The Chosen:: A Double-Edged Illusion
Humans have an innate yearning to feel special to believe they are chosen for something greater. Whether this belief is rooted in religion, nationalism, ancestry, or even personal destiny, it offers comfort. It gives life meaning. It helps people feel they matter in an otherwise vast, indifferent universe.
But the concept of being "the chosen" carries within it a quiet poison: the implication that others are not. That some are more worthy, more enlightened, more favored—by God, by history, by the universe than the rest.
This is where the danger begins. When one group sees itself as chosen, it often begins to see others as less less deserving, less pure, less human. The myth of chosenness creates a moral and emotional distance between people. It becomes easier to dehumanize, to exclude, to conquer, to kill.
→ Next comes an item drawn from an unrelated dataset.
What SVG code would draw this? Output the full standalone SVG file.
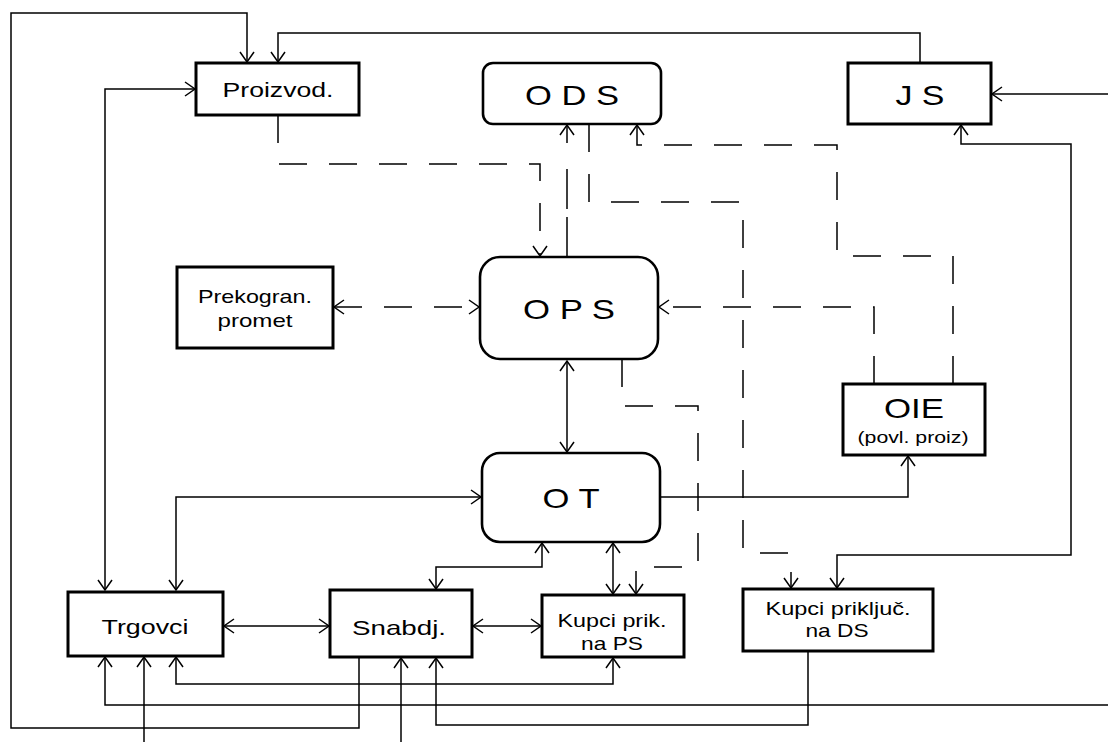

History is littered with atrocities committed under the banner of divine favor or cultural superiority. This need to be special is not inherently wrong. But when it turns into a belief in exceptionalism, it blinds us to our shared humanity. We must ask ourselves: Why do we need to feel chosen to feel worthy? Why do we build our self-worth by separating ourselves from others?
The alternative is a radical idea: that none of us are chosen and therefore all of us matter equally. That meaning doesn’t come from being divinely selected, but from how we choose to live, connect, and uplift each other.
Not because we are special—but because we are human. When we let go of the illusion of chosenness, we begin to see the beauty of belonging not to a select few, but to each other.